Now add to that China’s busiest travel season, as hundreds of millions are expected to criss-cross the country to get home for Lunar New Year family reunions kicking off this week—New Year’s Eve falls on Friday, Jan. 24—and millions more making trips abroad. Nearly 120 million railway trips have already been made from Jan. 10 to 19, according to the transport ministry, a 20% increase compared to last year. But such a large-scale migration of people at a time of a virus outbreak will likely spread the disease further, both within China and beyond. Cases have already shown up in Thailand, Japan, South Korea, Taiwan, and the United States.
“Four hundred million people going home for Chinese New Year is certainly going to potentially complicate the control of this outbreak,” said Allen Cheng, a professor of infectious diseases epidemiology at Monash University in Australia. And though train stations and airports have set up mechanisms like temperature checks, he added, “evidence suggest that entry screening isn’t very effective at identifying people with new viruses.”
Around the world, airports have stepped up screening measures. But the fact that the symptoms of the new coronavirus seem to be relatively mild—fever, cough, tightness of the chest, and difficulty with breathing—is “paradoxically more worrying” because it allows people to travel further before their symptoms are detected, Antoine Flahault, director of the Institute of Global Health at the University of Geneva, told Agence France-Presse. China’s health commission at a press conference on Wednesday warned that the virus is still evolving.
The new virus belongs to the same family as the SARS virus that hit mainland China and Hong Kong hard in 2003, leading to nearly 800 deaths, but scientists who have sequenced the current strain say it is quite distant from that virus.

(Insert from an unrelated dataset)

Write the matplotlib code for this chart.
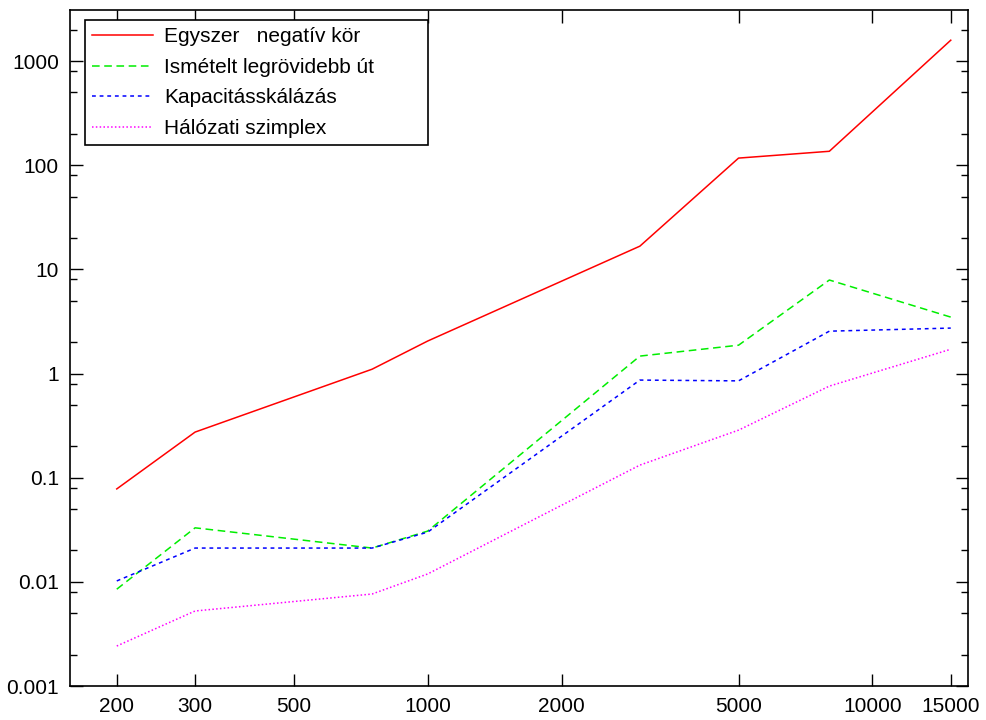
import numpy as np
import matplotlib
matplotlib.use("Agg")
import matplotlib.pyplot as plt
from matplotlib.ticker import FixedLocator, NullFormatter, NullLocator

plt.rcParams['font.family'] = ['Liberation Sans', 'DejaVu Sans']

n = [200, 300, 750, 1000, 3000, 5000, 8000, 15000]
egyszer = [0.078, 0.274, 1.10, 2.05, 16.7, 117, 136, 1585]
ismetelt = [0.0085, 0.033, 0.0211, 0.0307, 1.47, 1.87, 7.9, 3.48]
kapacitas = [0.0102, 0.0211, 0.0211, 0.030, 0.865, 0.85, 2.55, 2.73]
halozati = [0.00242, 0.00525, 0.00764, 0.0119, 0.132, 0.286, 0.757, 1.71]

labels = ["Egyszer   negatív kör", "Ismételt legrövidebb út",
          "Kapacitásskálázás", "Hálózati szimplex"]
xticks = [200, 300, 500, 1000, 2000, 5000, 10000, 15000]
yticks = [0.001, 0.01, 0.1, 1, 10, 100, 1000]
ytick_labels = ["0.001", "0.01", "0.1", "1", "10", "100", "1000"]

fig = plt.figure(figsize=(9.87, 7.2), dpi=100)
ax = fig.add_axes([70 / 987, 34 / 720, 898 / 987, 676 / 720])

ax.plot(n, egyszer, color='#ff0000', lw=1.1, label=labels[0])
ax.plot(n, ismetelt, color='#00ee00', lw=1.1, dashes=(5, 3), label=labels[1])
ax.plot(n, kapacitas, color='#0000ff', lw=1.1, dashes=(2.5, 2.5), label=labels[2])
ax.plot(n, halozati, color='#ff00ff', lw=1.1, dashes=(1, 1.5), label=labels[3])

ax.set_xscale('log')
ax.set_yscale('log')
ax.set_xlim(157, 16400)
ax.set_ylim(0.001, 3090)

ax.xaxis.set_major_locator(FixedLocator(xticks))
ax.set_xticklabels([str(v) for v in xticks])
ax.xaxis.set_minor_locator(NullLocator())
ax.yaxis.set_major_locator(FixedLocator(yticks))
ax.set_yticklabels(ytick_labels)
minors = [m * 10.0 ** k for k in range(-3, 4) for m in (2, 5, 8)]
ax.yaxis.set_minor_locator(FixedLocator(minors))
ax.yaxis.set_minor_formatter(NullFormatter())

ax.tick_params(which='both', direction='in', top=True, right=True,
               labelsize=15, color='black', width=1)
ax.tick_params(axis='x', which='major', length=9, pad=8)
ax.tick_params(axis='y', which='major', length=9, pad=8)
ax.tick_params(which='minor', length=5)
for s in ax.spines.values():
    s.set_linewidth(1.2)

leg = ax.legend(loc='upper left', bbox_to_anchor=(0.0167, 0.552, 0.382, 0.433),
                mode='expand', fontsize=15, frameon=True, fancybox=False,
                edgecolor='black', framealpha=1, handlelength=2.9,
                handletextpad=0.55, borderaxespad=0, labelspacing=0.55,
                borderpad=0.35)
leg.get_frame().set_linewidth(1.2)

fig.savefig("out.png", dpi=100)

Chinese health officials have urged people to limit travel, though they have stopped short of enforcing actual blanket travel bans. They have also asked people to limit public gatherings. In Wuhan, the capital of Hubei province and the epicenter of the outbreak, officials have prohibited outbound tour groups from departing the city, and private cars coming in and out of the city are to be checked for wildlife and live poultry, according to state news outlet People’s Daily.
Some people have cancelled their Lunar New Year family reunions altogether. “I made the decision after seeing the spike in the number of confirmed coronavirus cases in Wuhan over the weekend,” said Carol Huang, a Hong Kong-based financial reporter from Wuhan. “My mother called me three times asking me to cancel the flight, and all of my family’s spring festival gatherings have been cancelled.”
Travel and hotel stocks have plummeted in reaction to the news. Hong Kong-listed Air China has slumped almost 7.5% since Monday, while New York-listed Chinese travel services company Trip.com dove almost 8%. Huazhu, the New York-listed Chinese hotel management company, sank more than 10%.
The outbreak at peak season for the travel, retail, and catering industries could deal another blow to an economy already contending with slowing economic growth, and food price inflation due to the spread of African swine fever among pigs last year. Lunar New Year holiday spending, which has seen its growth tapering, nevertheless hit $150 billion in 2019 for the seven-day period people typically take off.